Many authors make the premature assumption that all customers buy eBooks based on price rather than value, even before they’ve done a thoughtful evaluation of their target market. Who is buying the book? Why are they buying the book? Will the content of this book help them to improve their finances—or their lives—in some measurable way? These are all very important questions to ask before deciding on the price of any book, whether it’s a paperback or an eBook. Production costs are only a small part of this equation.
There are two schools of thought when it comes to pricing out an eBook (or any book, for that matter):
1. Some customers buy based on price
– they spent money on an eBook reader so they could save money on books
2. Some customers buy based on value
– they bought an eBook reader for the convenience (value) of having all their books in one place (i.e. so they don’t have to cart around lots of heavy books)
– they see value in the content of the book (i.e. it contains information and/or instructions that can help them to earn more money or better themselves/their lives in some measurable way)
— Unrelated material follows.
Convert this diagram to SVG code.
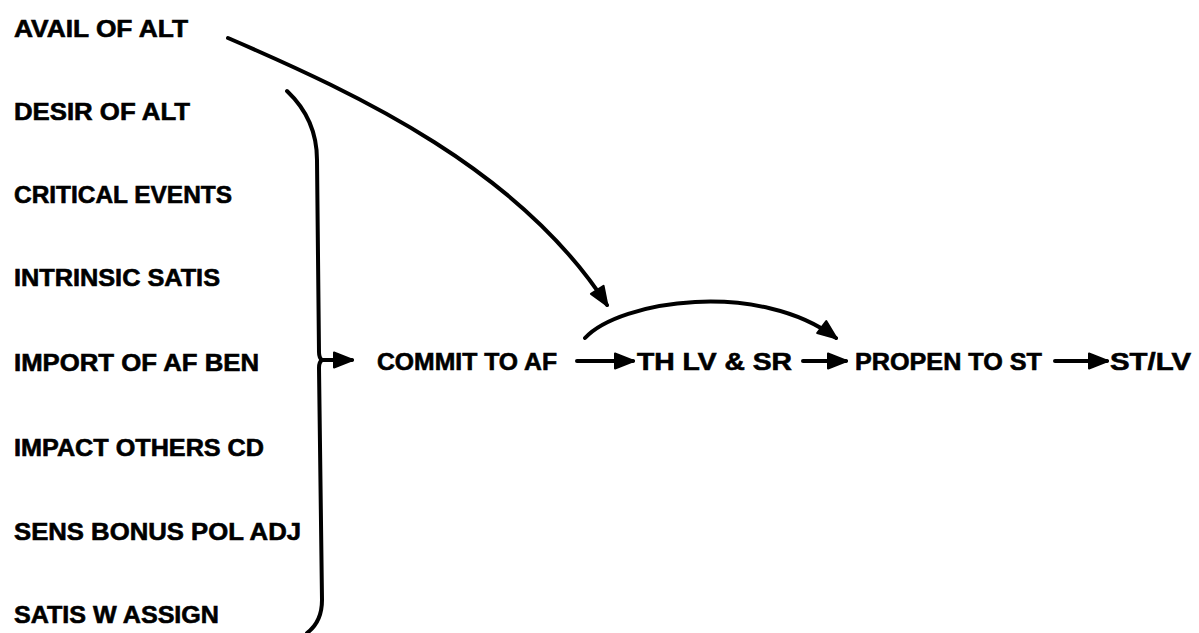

– they see the value in going paperless to help save trees
– they see the value in having the latest technology in their hands before anyone else has it (these people will always pay more to stay one step ahead of others)
These are just a few of the reasons why people may buy an eBook reader and/or an eBook. There are probably many more. Robert Plank provides a wonderful example of a time when value is definitely more important to a customer than price in his online article titled Sell Based on Value, Not Price:
“Let’s say you went to the store and saw two parachutes, side by side… one looks okay and costs 50 bucks. The parachute next to it looks HALF as good and costs 25 dollars. Which one do you choose?
The ‘regular’ $50 one, right?
Then you notice there’s also a 100 dollar parachute on the shelf. It comes with an extra emergency backup chute, a checklist for what you should check for before jumping out of an airplane, and a DVD with skydiving tutorials. You also get one free skydiving lesson included… and one free issue of ‘Skydiving Magazine.’ (Ok I’ll admit, I’ve taken this analogy way too far.)
NOW which parachute would you go for… the regular one or the fancy one?
You might be able to get by with the regular parachute, but you’d feel a lot better if you had that checklist, the DVD, the magazine, and the lesson.
People will pay more for handholding. Don’t try to sell the smallest amount for the lowest price, try to sell the most USEFUL stuff for the highest price.”
Do you see? While price is a consideration for some people in some situations, oftentimes customers buy based on perceived value first. (If value weren’t more important to some people than price, we wouldn’t see any BMWs on the road, would we?)
As an author, it is important for you to evaluate your customers—and the value of your book’s content to those customers—before determining your eBook’s final retail price per unit. Market to them. Price your eBook based on who your customers are, why they buy, what they appreciate most (i.e. price or value)—not based simply on production costs or other authors’ prices. Remember, those other authors may be selling to an entirely different market than you.